House Speaker Sexton won’t pursue Byrd ouster following AG opinion (UPDATED)

Rep. David Byrd (R-Waynesboro) and Rep. Sheila Butt (R-Columbia) attend a committee meeting in Nashville on March 28, 2018. (Erik Schelzig, Tennessee Journal)

House Speaker Cameron Sexton says he won’t move to oust a Republican state lawmaker following an attorney general’s opinion advising against it.

“After consulting with House leadership and our committee chairmen, we will heed Attorney General Slatery’s advice and not move forward,” Sexton said in a release.

State lawmakers may have the power to oust Rep. David Byrd (R-Waynesboro) for allegations of sexual misconduct with teenage basketball players before he was elected to office, but “historical practice, sound policy considerations, and constitutional restraints counsel against” such a move, Attorney General Herbert Slatery said in a legal opinion released Wednesday.

The state constitution provides for each chamber of the General Assembly to “determine the rules of its proceedings, punish its members for disorderly behavior, and with the concurrence of two-thirds, expel a member.”

That language has been unchanged since the adoption of the 1796 constitution, but Slatery notes that state courts “yet to construe the meaning of ‘disorderly behavior’ or the scope of the expulsion clause more generally.”

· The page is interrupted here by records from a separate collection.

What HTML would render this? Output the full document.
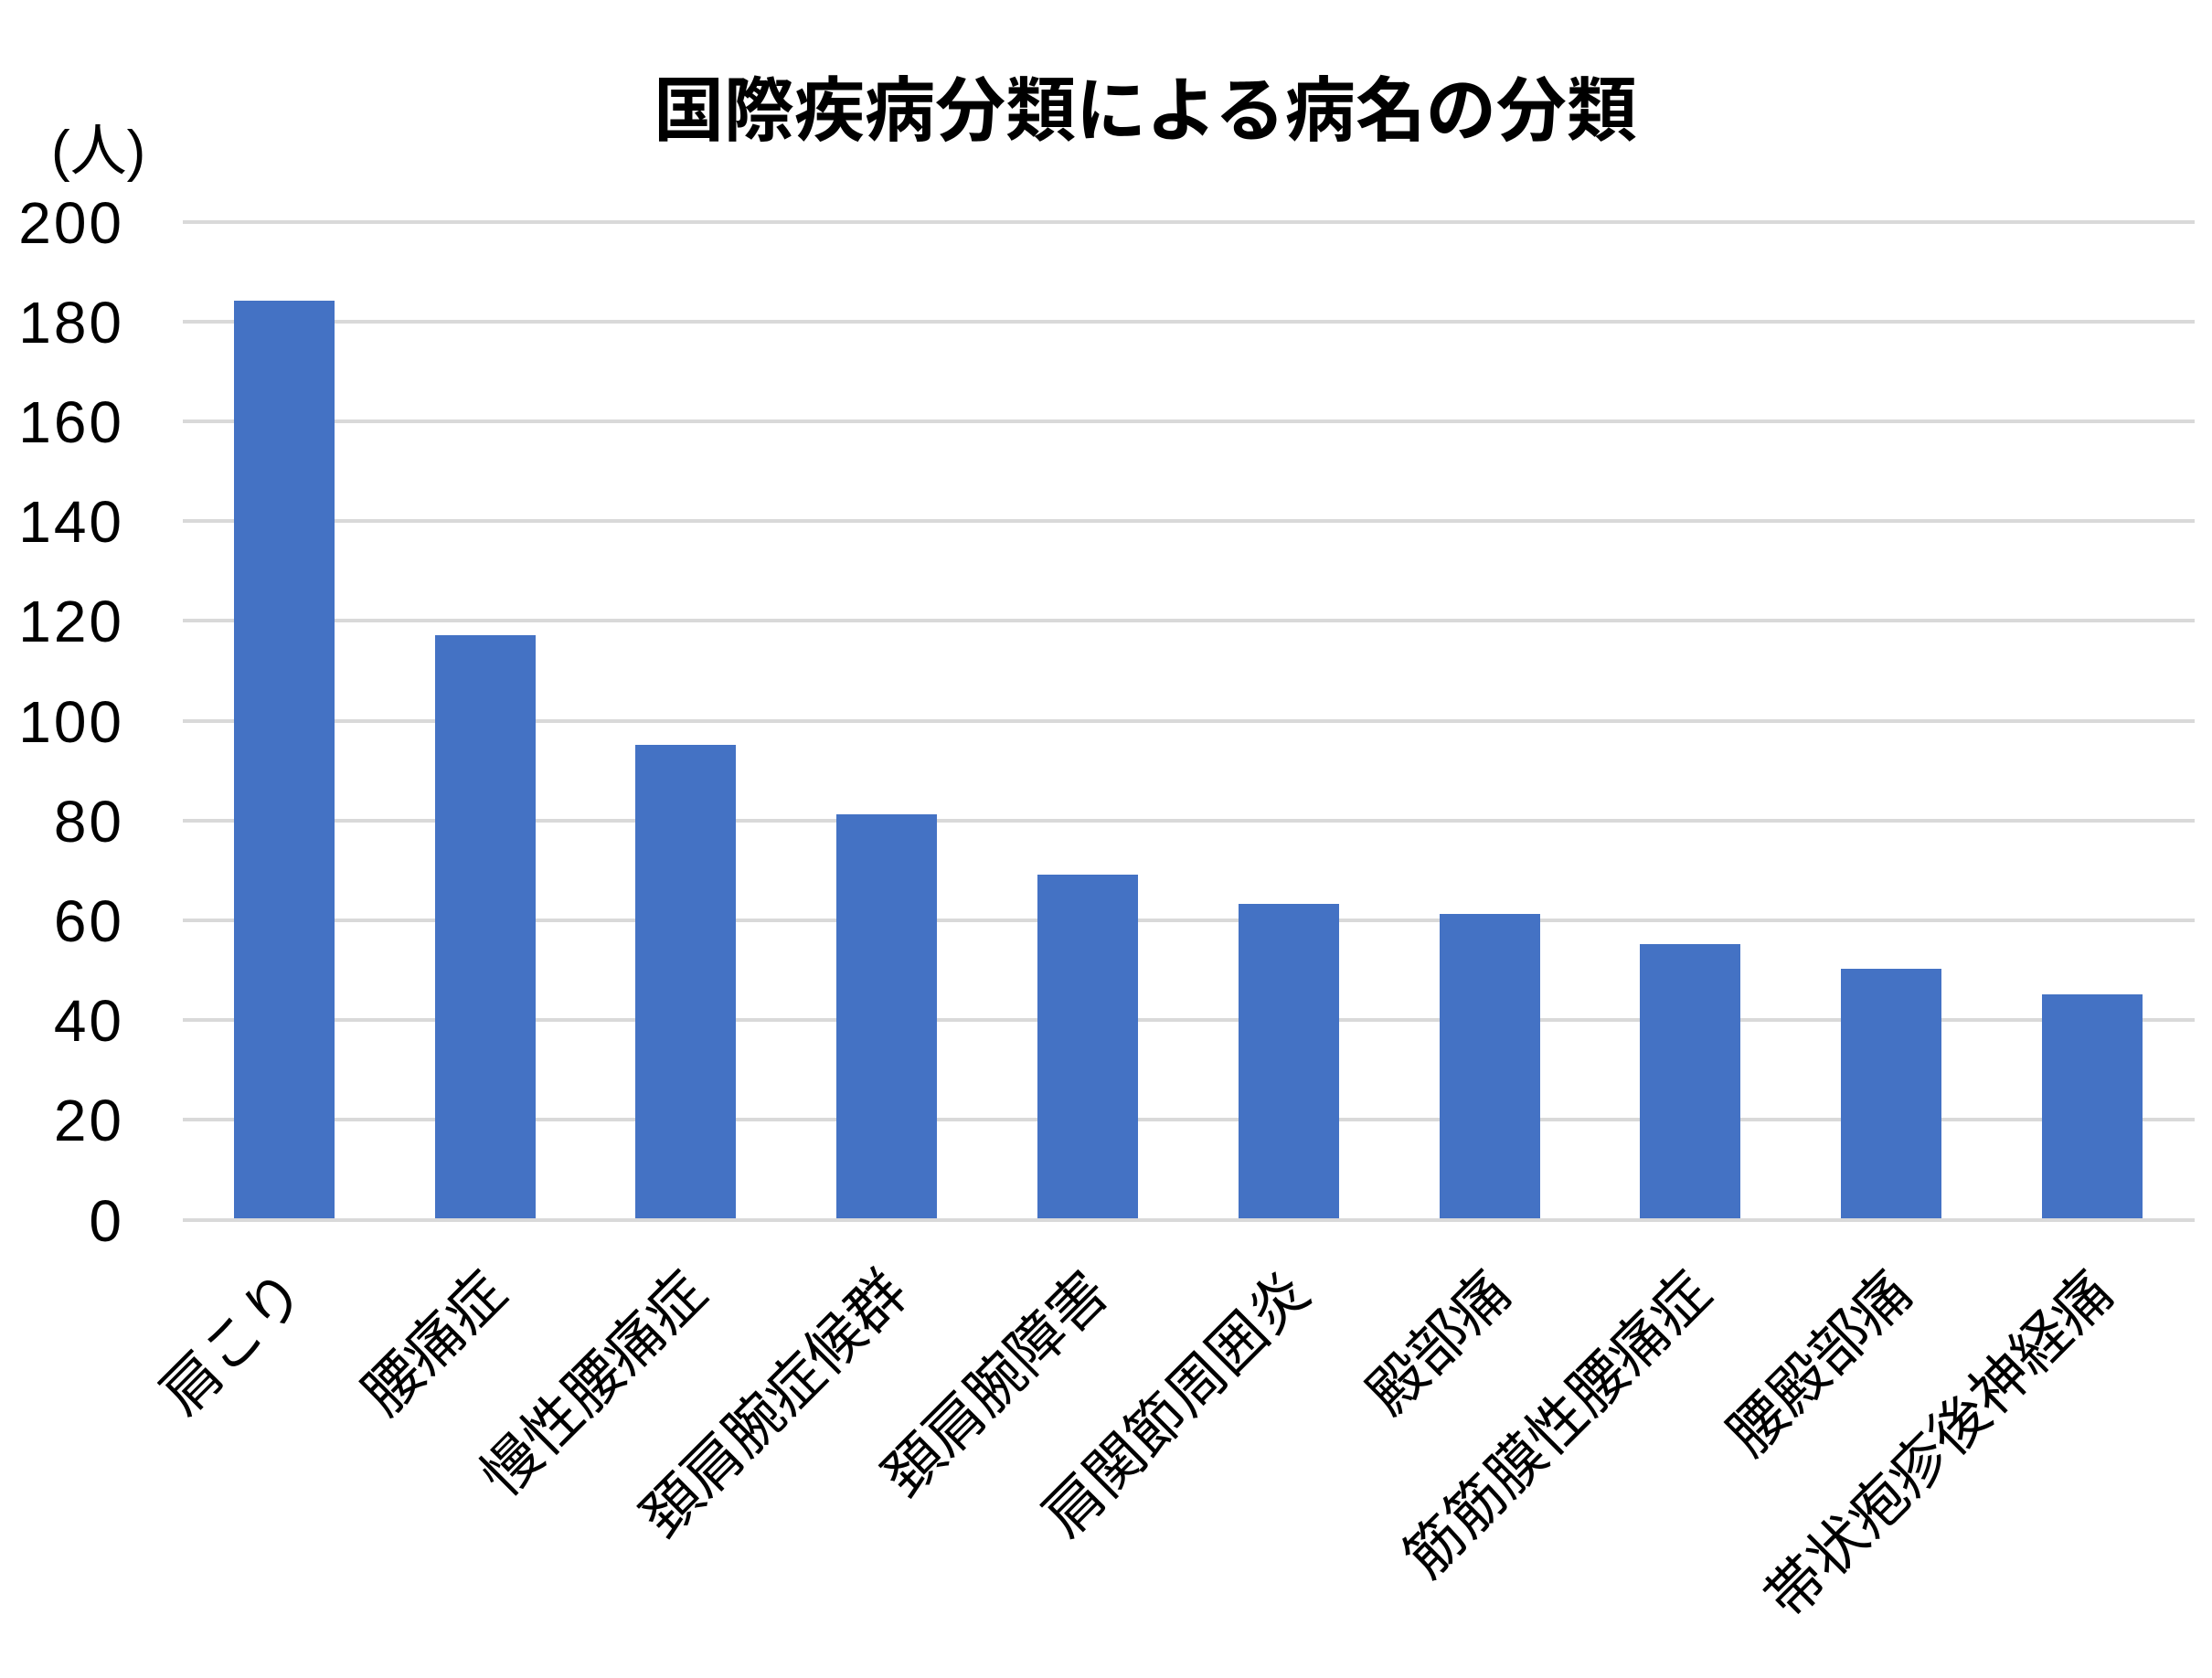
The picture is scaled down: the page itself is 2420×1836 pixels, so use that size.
<!DOCTYPE html>
<html><head><meta charset="utf-8"><style>
html,body{margin:0;padding:0;background:#fff}
svg{display:block}
text{font-family:"Liberation Sans","Noto Sans CJK JP",sans-serif;fill:#000}
</style></head><body>
<svg width="2420" height="1836" viewBox="0 0 2420 1836" xmlns="http://www.w3.org/2000/svg">
<rect width="2420" height="1836" fill="#fff"/>
<text x="1253" y="148" font-size="77" font-weight="bold" text-anchor="middle" font-family="Noto Sans CJK JP, sans-serif">国際疾病分類による病名の分類</text>
<text x="56" y="186" font-size="62" font-family="Noto Sans CJK JP, sans-serif">(人)</text>
<g stroke="#d9d9d9" stroke-width="4">
<line x1="200" x2="2401" y1="243" y2="243"/>
<line x1="200" x2="2401" y1="352" y2="352"/>
<line x1="200" x2="2401" y1="461" y2="461"/>
<line x1="200" x2="2401" y1="570" y2="570"/>
<line x1="200" x2="2401" y1="679" y2="679"/>
<line x1="200" x2="2401" y1="789" y2="789"/>
<line x1="200" x2="2401" y1="898" y2="898"/>
<line x1="200" x2="2401" y1="1007" y2="1007"/>
<line x1="200" x2="2401" y1="1116" y2="1116"/>
<line x1="200" x2="2401" y1="1225" y2="1225"/>
<line x1="200" x2="2401" y1="1335" y2="1335"/>
</g>
<g font-size="64" text-anchor="end" letter-spacing="3">
<text x="136" y="266">200</text>
<text x="136" y="375">180</text>
<text x="136" y="484">160</text>
<text x="136" y="593">140</text>
<text x="136" y="702">120</text>
<text x="136" y="812">100</text>
<text x="136" y="921">80</text>
<text x="136" y="1030">60</text>
<text x="136" y="1139">40</text>
<text x="136" y="1248">20</text>
<text x="136" y="1358">0</text>
</g>
<g fill="#4472c4">
<rect x="256" y="329" width="110" height="1004"/>
<rect x="476" y="695" width="110" height="638"/>
<rect x="695" y="815" width="110" height="518"/>
<rect x="915" y="891" width="110" height="442"/>
<rect x="1135" y="957" width="110" height="376"/>
<rect x="1355" y="989" width="110" height="344"/>
<rect x="1575" y="1000" width="110" height="333"/>
<rect x="1794" y="1033" width="110" height="300"/>
<rect x="2014" y="1060" width="110" height="273"/>
<rect x="2234" y="1088" width="110" height="245"/>
</g>
<g font-size="63" text-anchor="end" font-family="Noto Sans CJK JP, sans-serif">
<text transform="translate(337,1418) rotate(-45)">肩こり</text>
<text transform="translate(557,1418) rotate(-45)">腰痛症</text>
<text transform="translate(776,1418) rotate(-45)">慢性腰痛症</text>
<text transform="translate(996,1418) rotate(-45)">頚肩腕症候群</text>
<text transform="translate(1216,1418) rotate(-45)">頚肩腕障害</text>
<text transform="translate(1436,1418) rotate(-45)">肩関節周囲炎</text>
<text transform="translate(1656,1418) rotate(-45)">殿部痛</text>
<text transform="translate(1875,1418) rotate(-45)">筋筋膜性腰痛症</text>
<text transform="translate(2095,1418) rotate(-45)">腰殿部痛</text>
<text transform="translate(2315,1418) rotate(-45)">帯状疱疹後神経痛</text>
</g>
</svg>
</body></html>
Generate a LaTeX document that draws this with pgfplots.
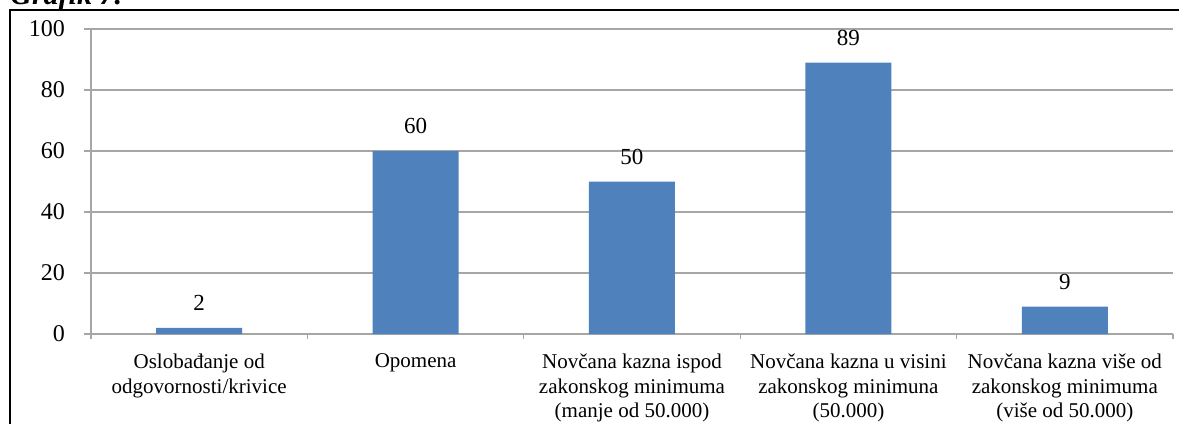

Much of the opinion appears to hinge on whether lawmakers need to find their colleagues guilty of disorderly behavior in order to expel them. Others have argued that the provisions dealing with punishment for disorderly conduct and expelling members are not linked, and that the House and Senate can oust any of their members for any reason the choose so long as they can get a two-thirds vote.

Slatery concludes:

  1. There is no federal or Tennessee historical precedent of expelling a member other than for conduct that occurred while the member was in office. Historically, the power of expulsion has been used very sparingly and then only to punish a member for “disorderly conduct” that occurred during the member’s current term in office.
  2. Sound policy considerations counsel that the power of expulsion should rarely if ever be exercised when the misconduct complained of occurred before the member’s election and was generally known to the public at the time of the member’s election. Because expulsion under those circumstances essentially negates the choice of the electorate, the House must weigh its interests in safeguarding the public trust in its institutional integrity against the deference and respect owed to the choice of the electorate before it expels the member. That is, in light of the particular facts and circumstances of each case “the [House] must balance its interest in ‘assur[ing] the integrity of its legislative performance and its institutional acceptability to the people at large as a serious and responsible instrument of government,’
    with a respect for the electoral decisions of the voting public and deference traditionally paid to the popular will and choice of the people.” Expulsion of Members of Congress, CRS Report 7-5700 at 13 (quoting Powell v. McCormack, 395 F.2d 577, 607 (D.C. Cir. 1968)  (McGowan, J., concurring)).
  3. In any event, since even the broadest legislative power is subject to state and federal constitutional restraints, the expulsion power may be exercised only to the extent consistent with the voters’ constitutional right to choose their representatives and with the member’s state and federal constitutional rights, such as the right to due process and equal protection.